One of the main celebrations of Father’s Day is giving gifts and chocolates to fathers as well as spending the day with them. Children also give their fathers poems written specifically written for Father’s Day and many also give their fathers books. Roses are the symbol for Father’s Day, so many men receive flowers or people place roses on their graves. Red roses mean that the father being celebrated is alive while white roses symbolize that the celebrated father is dead.
Tips for Traveling to France during Father's Day
While traveling, remember the color of roses for Father’s Day because you don’t want to accidentally gift the wrong color. Also be sure to check hours of restaurants and businesses as some may have different hours, but most don’t typically change their hours as they can make a fair bit of money by being open.
History of Father's Day
The traditions and customs known today most likely originated in the United States of America over a hundred years ago. But it wasn’t until 1972 that Father’s Day became an actual holiday in the U.S. to be celebrated on the third Sunday of every June. Father’s Day rapidly expanded into other English-speaking countries and France eventually created their own Father’s Day as well.
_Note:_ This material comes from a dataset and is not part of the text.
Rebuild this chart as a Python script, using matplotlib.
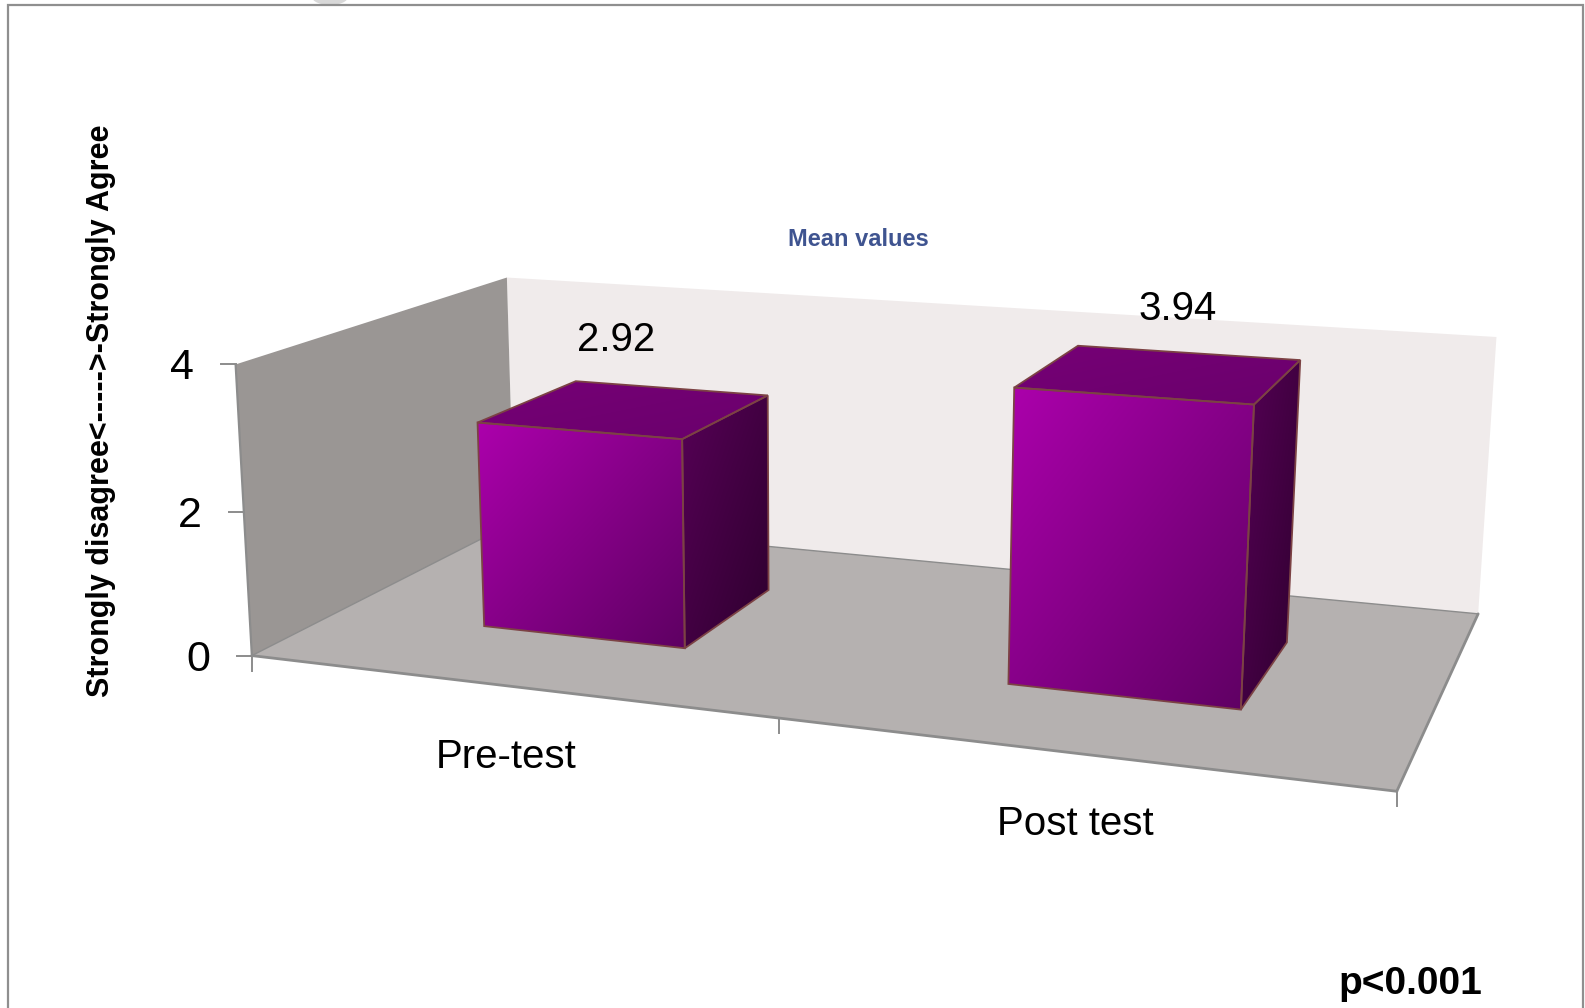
import numpy as np
import matplotlib
matplotlib.use("Agg")
import matplotlib.pyplot as plt
from matplotlib.colors import to_rgb
from matplotlib.patches import Polygon, Ellipse

categories = ["Pre-test", "Post test"]
values = [2.92, 3.94]
value_labels = ["2.92", "3.94"]
y_ticks = [0, 2, 4]
y_label = "Strongly disagree<----->-Strongly Agree"
title = "Mean values"
note = "p<0.001"

W, H = 1585, 1008
FONT = "Liberation Sans"
# Camera calibration: where the chart box corners sit in the picture
CAL_WORLD = [(0,0,0),(0,0,0),(0,0,0),(2,0,0),(2,1,0),(0,1,0),(0,0,4),(0,1,4),(0,1,4),(2,1,4),(1,0,0),(0,0,2)]
CAL_PIXEL = [(253,655),(253,655),(253,655),(1396,791),(1479,612.5),(511.5,522.5),(234.5,363.5),(508,278),(508,278),(1496,337),(780,721.7),(241.7,511.7)]
LABEL_OFFSETS = [(-54, -48), (-10, -44)]


def fit_camera(world, pixel):
    rows = []
    for (x, y, z), (u, v) in zip(world, pixel):
        rows.append([x, y, z, 1, 0, 0, 0, 0, -u*x, -u*y, -u*z, -u])
        rows.append([0, 0, 0, 0, x, y, z, 1, -v*x, -v*y, -v*z, -v])
    return np.linalg.svd(np.array(rows, float))[2][-1].reshape(3, 4)


P = fit_camera(CAL_WORLD, CAL_PIXEL)


def project(x, y, z):
    h = P @ np.array([x, y, z, 1.0])
    return float(h[0]/h[2]), float(h[1]/h[2])


BAR_HALF = 0.2
DEPTH = (0.3, 0.7)

fig = plt.figure(figsize=(W/100, H/100), dpi=100)
ax = fig.add_axes([0, 0, 1, 1])
ax.axis("off")


def gradient(poly, c0, c1, z=3):
    pts = np.array(poly)
    x0, y0 = pts.min(0)
    x1, y1 = pts.max(0)
    X, Y = np.meshgrid(np.linspace(0, 1, 160), np.linspace(0, 1, 160))
    t = ((X+Y)/2)[..., None]
    img = np.array(to_rgb(c0))*(1-t)+np.array(to_rgb(c1))*t
    im = ax.imshow(img, extent=(x0, x1, y1, y0), aspect="auto", interpolation="bilinear", zorder=z)
    im.set_clip_path(Polygon(pts, transform=ax.transData))


def box(x0, x1, y0, y1, v):
    front = [project(x0,y0,v), project(x1,y0,v), project(x1,y0,0), project(x0,y0,0)]
    side = [project(x1,y0,v), project(x1,y1,v), project(x1,y1,0), project(x1,y0,0)]
    top = [project(x0,y0,v), project(x1,y0,v), project(x1,y1,v), project(x0,y1,v)]
    gradient(front, "#AC00AC", "#5E0062")
    gradient(side, "#560056", "#2E002E")
    gradient(top, "#760076", "#6A006C")
    for poly in (front, side, top):
        ax.add_patch(Polygon(poly, closed=True, fill=False, ec="#7C4244", lw=1.3, zorder=4))


back = [project(0,1,4), project(2,1,4), project(2,1,0), project(0,1,0)]
left = [project(0,0,4), project(0,1,4), project(0,1,0), project(0,0,0)]
floor = [project(0,0,0), project(2,0,0), project(2,1,0), project(0,1,0)]
ax.add_patch(Polygon(back, closed=True, fc="#F0EBEB", ec="none", zorder=1))
ax.add_patch(Polygon(left, closed=True, fc="#9A9694", ec="none", zorder=1))
ax.add_patch(Polygon(floor, closed=True, fc="#B5B1B0", ec="none", zorder=2))
GREY = "#8C8C8C"
for a, b, lw in [((0,0,0),(2,0,0),2), ((2,0,0),(2,1,0),2), ((0,0,0),(0,0,4),1.6), ((0,0,0),(0,1,0),1), ((0,1,0),(2,1,0),1)]:
    pa, pb = project(*a), project(*b)
    ax.plot([pa[0], pb[0]], [pa[1], pb[1]], color=GREY, lw=lw, zorder=2.5, solid_capstyle="round")

for t in y_ticks:
    u, v = project(0, 0, t)
    ax.plot([u-15, u], [v, v], color=GREY, lw=1.4, zorder=2)
    ax.text(u-54, v+4, str(t), fontsize=31, family=FONT, ha="center", va="center", color="black")
for t in (0, 1, 2):
    u, v = project(t, 0, 0)
    ax.plot([u, u], [v, v+15], color=GREY, lw=1.4, zorder=2)

for i, (cat, val, lab) in enumerate(zip(categories, values, value_labels)):
    c = i + 0.5
    box(c-BAR_HALF, c+BAR_HALF, DEPTH[0], DEPTH[1], val)
    u, v = project(c, 0, 0)
    ax.text(u, v+71, cat, fontsize=29, family=FONT, ha="center", va="center", color="black")
    tu, tv = project(c, DEPTH[1], val)
    dx, dy = LABEL_OFFSETS[i]
    ax.text(tu+dx, tv+dy, lab, fontsize=29, family=FONT, ha="center", va="center", color="black")

ax.text(101, 411, y_label, rotation=90, fontsize=22, fontweight="bold", family=FONT, ha="center", va="center")
ax.text(858, 239, title, fontsize=17, fontweight="bold", family=FONT, color="#3F5490", ha="center", va="center")
ax.text(1410, 984, note, fontsize=28, fontweight="bold", family=FONT, ha="center", va="center")

ax.add_patch(Ellipse((330, -3), 36, 16, fc="#D8D8D8", ec="none", zorder=0))
ax.plot([8, 8, 1583, 1583], [1008, 4.5, 4.5, 1008], color="#8F8F8F", lw=1.6, solid_joinstyle="miter", zorder=1)

ax.set_xlim(0, W)
ax.set_ylim(H, 0)
fig.savefig("out.png", dpi=100, facecolor="white")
Historians say that Father’s Day in France can actually be traced through Catholic traditions as March 19th was called Saint Joseph’s Day (after Joseph, who was the adoptive father of Jesus and the husband of Mary) and was the day that fathers would be honored. This was the only real Father’s Day in France until a salesman named Marcel Quercia came along in 1946. Quercia had a company named “Flaminaire” that mainly dealt with gas lighters. He wanted to promote the gas lighters in France and eventually stumbled on the idea of linking the lighters to fathers as this would make his products seem more essential instead of being novelties. “Flaminaire” ended up founding Father’s Day on the third Sunday in June of 1949 and it gained so much popularity that Father’s Day became official in 1952.